Market forces

Jan_Royall_Generation_Citizen4x3.jpgJan Royall on the health, social and economic benefits of thriving local markets

I always enjoy visiting local markets. The experience is quite unique - the sights, sounds and smells are a treat for the senses. 

Our country has some illustrious market towns but we are also seeing new markets pop up. Old or new, a thriving local market cannot be underestimated – they promote local produce, encourage enterprise and support the local economy. Markets however, like so many industries, are struggling with the impact of the current government’s policies as the cost of running a business has made trading untenable for many.  

The National Market Traders Federation – a terrific organisation established over a century ago to champion the case for markets – estimates that the industry has shrunk by a staggering 25% in five years. Hundreds are just waiting for support which, if provided, could transform the lives of traders and communities alike. Mary Portas has described markets as an “untapped resource” but if we are to unlock their potential then there are health, social and economic benefits to be had. 

As food prices rise and real wages fall, finding good deals on fresh produce is vital. It is here where farmers markets come into their own, often selling goods at cheaper rates than supermarkets. We know that price is an extremely important factor in people’s decision to eat healthier so it is a win-win situation. Moreover, the Joseph Rowntree Foundation found that local markets are an ‘important site of social interaction for local communities’. 

From an economic perspective, the Federation for Small Businesses has reported that for every £1 spent locally, between 50p and 70p goes back into the economy compared to only 5p when spent out of town or online. This is what is happening in Chesterfield, where the market hall has almost full occupancy and drives trade into the town centre. Plus tourist numbers are up year on year. 

The case for establishing successful markets is clear but we need to actively promote their development and persuade local people of the benefits. It is made more difficult by larger retail sectors and outlets being more able to provide a rounded customer experience – free parking, wi-fi access and regular cleaning and maintenance. Crucially, local authorities regularly report that they have little capacity for strategic development over markets. But one way of promoting greater autonomy is to ensure that people have the powers necessary to bring about local change. Developing a network of Regional Banks and working with Business Improvement Districts would do just that.
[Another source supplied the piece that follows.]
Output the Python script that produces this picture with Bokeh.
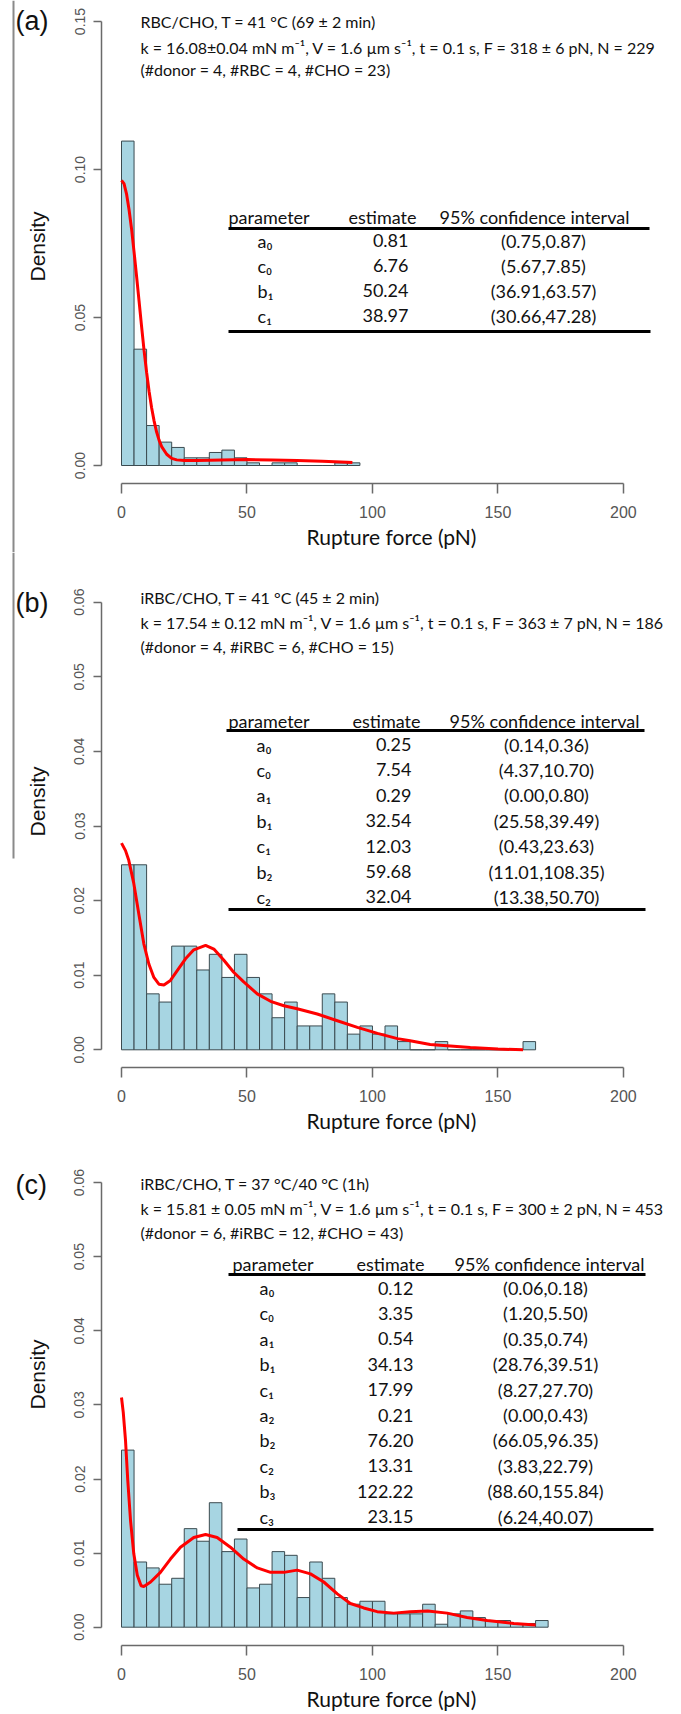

Labour are also committed to taking on one of the primary concerns of traders: business rates. Like food, gas and electricity prices, these have also risen under the Coalition. We will cut and then freeze rates for small business to help support traders. Reflecting on this, Gwen Sangster, Operations Manager of Darwen Market in Lancashire has said that she believes this policy “could be the difference between survival and closure for lots of businesses … and for those doing well, it could persuade them to take the plunge to expand, and create the one or two jobs that, if replicated throughout the country, could make a big difference to the economy.” 

To invest in a market is to invest in a community, in the talents of local people, and the long histories of local towns and villages. Indeed, it is for the benefit not just of market traders and local communities but our national economy.